Stated exercise
Wherever the string "this" occurs in a line of these records, report that line.

Extracted records

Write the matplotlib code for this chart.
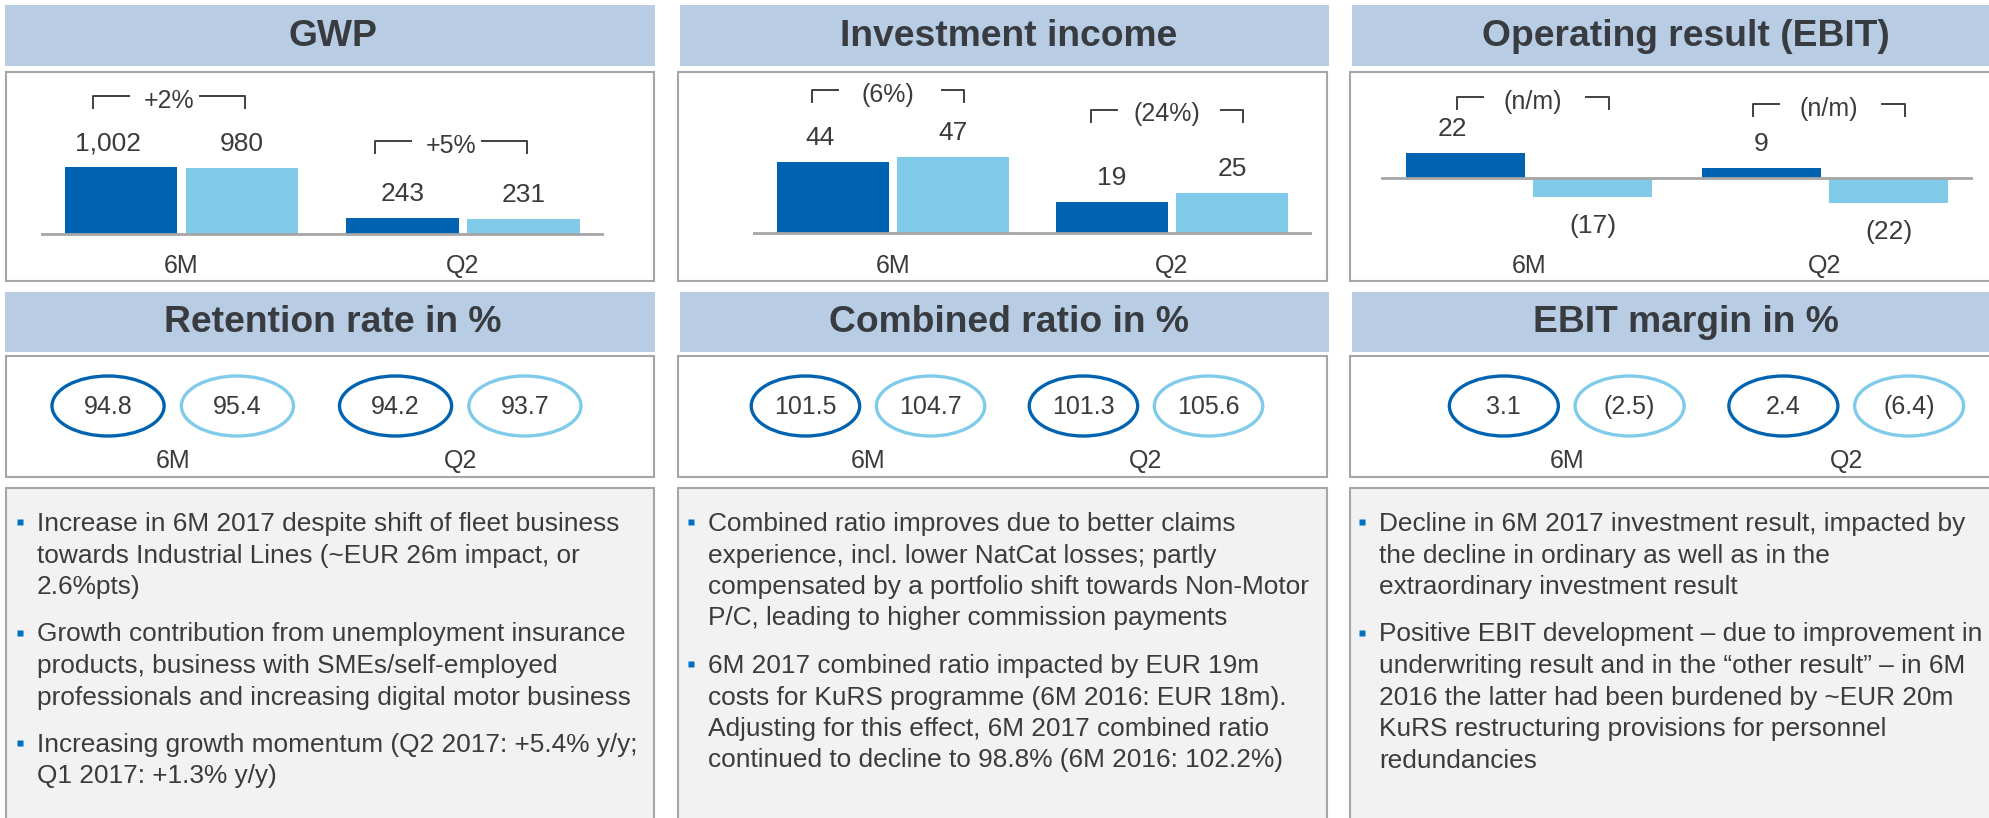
import numpy as np
import matplotlib
matplotlib.use("Agg")
import matplotlib.pyplot as plt
from matplotlib.patches import Rectangle, Ellipse
from matplotlib.transforms import blended_transform_factory

plt.rcParams['font.family'] = ['Liberation Sans', 'DejaVu Sans']

W, H = 1990, 818

DARK = '#0063b1'
LIGHT = '#80caea'
HEAD = '#b8cce4'
TXT = '#3b3b3b'
TITLE = '#383c40'
EDGE = '#a6a6a6'
NOTE_BG = '#f2f2f2'
BULLET = '#0070c0'

# ---- data ----
periods = ['6M', 'Q2']

gwp_2017 = [1002, 243]
gwp_2016 = [980, 231]
gwp_change = ['+2%', '+5%']

inv_2017 = [44, 19]
inv_2016 = [47, 25]
inv_change = ['(6%)', '(24%)']

ebit_2017 = [22, 9]
ebit_2016 = [-17, -22]
ebit_change = ['(n/m)', '(n/m)']

retention_2017 = [94.8, 94.2]
retention_2016 = [95.4, 93.7]
combined_2017 = [101.5, 101.3]
combined_2016 = [104.7, 105.6]
margin_2017 = [3.1, 2.4]
margin_2016 = [-2.5, -6.4]

titles_top = ['GWP', 'Investment income', 'Operating result (EBIT)']
titles_mid = ['Retention rate in %', 'Combined ratio in %', 'EBIT margin in %']

notes_gwp = [
    ['Increase in 6M 2017 despite shift of fleet business',
     'towards Industrial Lines (~EUR 26m impact, or',
     '2.6%pts)'],
    ['Growth contribution from unemployment insurance',
     'products, business with SMEs/self-employed',
     'professionals and increasing digital motor business'],
    ['Increasing growth momentum (Q2 2017: +5.4% y/y;',
     'Q1 2017: +1.3% y/y)'],
]
notes_cr = [
    ['Combined ratio improves due to better claims',
     'experience, incl. lower NatCat losses; partly',
     'compensated by a portfolio shift towards Non-Motor',
     'P/C, leading to higher commission payments'],
    ['6M 2017 combined ratio impacted by EUR 19m',
     'costs for KuRS programme (6M 2016: EUR 18m).',
     'Adjusting for this effect, 6M 2017 combined ratio',
     'continued to decline to 98.8% (6M 2016: 102.2%)'],
]
notes_ebit = [
    ['Decline in 6M 2017 investment result, impacted by',
     'the decline in ordinary as well as in the',
     'extraordinary investment result'],
    ['Positive EBIT development \u2013 due to improvement in',
     'underwriting result and in the \u201cother result\u201d \u2013 in 6M',
     '2016 the latter had been burdened by ~EUR 20m',
     'KuRS restructuring provisions for personnel',
     'redundancies'],
]


def fmt(v, dec=0):
    s = f'{abs(v):,.{dec}f}'
    return f'({s})' if v < 0 else s


fig = plt.figure(figsize=(19.9, 8.18), dpi=100)
bg = fig.add_axes([0, 0, 1, 1])
bg.set_xlim(0, W)
bg.set_ylim(H, 0)
bg.axis('off')


def px_axes(x0, y0, x1, y1):
    ax = fig.add_axes([x0 / W, 1 - y1 / H, (x1 - x0) / W, (y1 - y0) / H])
    ax.axis('off')
    return ax


# ---- frames ----
head_cols = [(5, 655), (680, 1329), (1352, 2010)]
box_cols = [(6, 654), (678, 1327), (1350, 2010)]
title_x = [333, 1009, 1686]

for (hx0, hx1), (bx0, bx1), tx, t1, t2 in zip(head_cols, box_cols, title_x, titles_top, titles_mid):
    for (y0, y1), t in [((5, 66), t1), ((292, 352), t2)]:
        bg.add_patch(Rectangle((hx0, y0), hx1 - hx0, y1 - y0, fc=HEAD, ec='none'))
        bg.text(tx, (y0 + y1) / 2 + 1, t, ha='center', va='center', fontsize=26.8,
                fontweight='bold', color=TITLE)
    bg.add_patch(Rectangle((bx0, 72), bx1 - bx0, 209, fc='white', ec=EDGE, lw=1.5))
    bg.add_patch(Rectangle((bx0, 356), bx1 - bx0, 121, fc='white', ec=EDGE, lw=1.5))
    bg.add_patch(Rectangle((bx0, 488), bx1 - bx0, 340, fc=NOTE_BG, ec=EDGE, lw=1.5))


# ---- bar panels ----
def bar_panel(x0, x1, base_y, ppu, cur, prev, changes, gaps, span, end_px):
    top, bot = 72, 281
    ax = px_axes(x0, top, x1, bot)
    ax.set_xlim(-0.5, 1.5)
    ax.set_ylim(-(bot - base_y) / ppu, (base_y - top) / ppu)
    x = np.arange(len(cur))
    off, bw = 0.215, 0.4
    ax.bar(x - off, cur, bw, color=DARK, zorder=2)
    ax.bar(x + off, prev, bw, color=LIGHT, zorder=2)
    ax.axhline(0, color=EDGE, lw=2, zorder=3)
    upx = (x1 - x0) / 2.0  # pixels per x unit
    for k, (xs, vals) in enumerate([(x - off, cur), (x + off, prev)]):
        for i, (xi, v) in enumerate(zip(xs, vals)):
            dx = -13 if (k == 0 and i == 0) else 0
            ax.annotate(fmt(v), (xi, v),
                        xytext=(dx, 24 if v >= 0 else -29), textcoords='offset pixels',
                        ha='center', va='center', fontsize=19, color=TXT)
    tr = blended_transform_factory(ax.transData, bg.transData)
    for xi, p in zip(x, periods):
        ax.text(xi, 266, p, transform=tr, ha='center', va='center', fontsize=18, color=TXT)
    tick = 12 / ppu
    for xi, c, a, b, g in zip(x, changes, cur, prev, gaps):
        yb = max(a, b, 0) + g / ppu
        left, right = xi + span[0], xi + span[1]
        ax.plot([left, left, left + end_px[0] / upx], [yb - tick, yb, yb], color='#404040', lw=1.4)
        ax.plot([right - end_px[1] / upx, right, right], [yb, yb, yb - tick], color='#404040', lw=1.4)
        ax.annotate(c, ((left + right) / 2, yb), xytext=(0, -5), textcoords='offset pixels',
                    ha='center', va='center', fontsize=18, color=TXT)
    return ax


bar_panel(40.75, 603.75, 234, 67 / 1002, gwp_2017, gwp_2016, gwp_change, (71, 77),
          (-0.314, 0.226), (36, 45))
bar_panel(753.5, 1311.5, 233, 1.62, inv_2017, inv_2016, inv_change, (67, 83),
          (-0.29, 0.254), (26, 22))
bar_panel(1381, 1973, 178, 1.12, ebit_2017, ebit_2016, ebit_change, (56, 64),
          (-0.243, 0.27), (26, 23))


# ---- ellipse panels ----
def ellipse_panel(x0, x1, cur, prev):
    ax = px_axes(x0, 356, x1, 477)
    ax.set_xlim(-0.5, 1.5)
    ax.set_ylim(477, 356)
    x = np.arange(len(cur))
    off, ew = 0.225, 0.39
    for xs, vals, col in [(x - off, cur, DARK), (x + off, prev, LIGHT)]:
        for xi, v in zip(xs, vals):
            ax.add_patch(Ellipse((xi, 406), ew, 60, fill=False, ec=col, lw=2.4))
            ax.text(xi, 407, fmt(v, 1), ha='center', va='center', fontsize=18, color=TXT)
    for xi, p in zip(x, periods):
        ax.text(xi, 461, p, ha='center', va='center', fontsize=18, color=TXT)
    return ax


ellipse_panel(29, 604, retention_2017, retention_2016)
ellipse_panel(729, 1285, combined_2017, combined_2016)
ellipse_panel(1427, 1986, margin_2017, margin_2016)


# ---- commentary ----
def notes(text_x, paras, y_first=524, step=31.5, para_gap=16):
    y = y_first
    for para in paras:
        bg.plot([text_x - 17], [y - 2], marker='s', ms=5, color=BULLET, mec='none')
        for line in para:
            bg.text(text_x, y, line, ha='left', va='center', fontsize=18.9, color=TXT)
            y += step
        y += para_gap


notes(37, notes_gwp)
notes(708, notes_cr)
notes(1379, notes_ebit)

fig.savefig('out.png', dpi=100)
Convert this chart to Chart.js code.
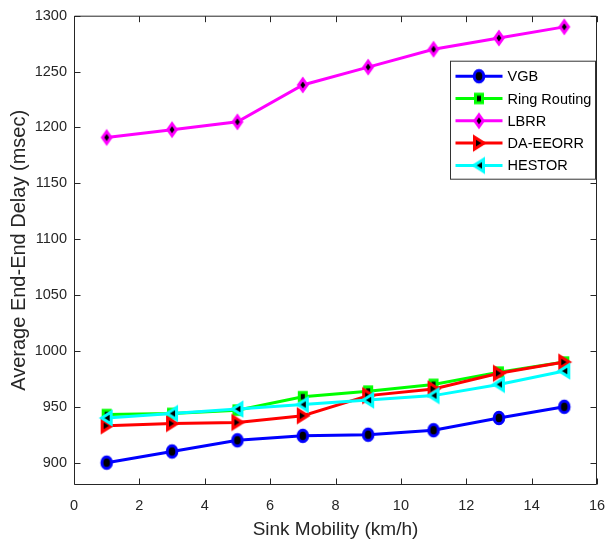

Task result
Write the matplotlib code for this chart.
     'Adjusting for this effect, 6M 2017 combined ratio',
Convert this chart to Chart.js code.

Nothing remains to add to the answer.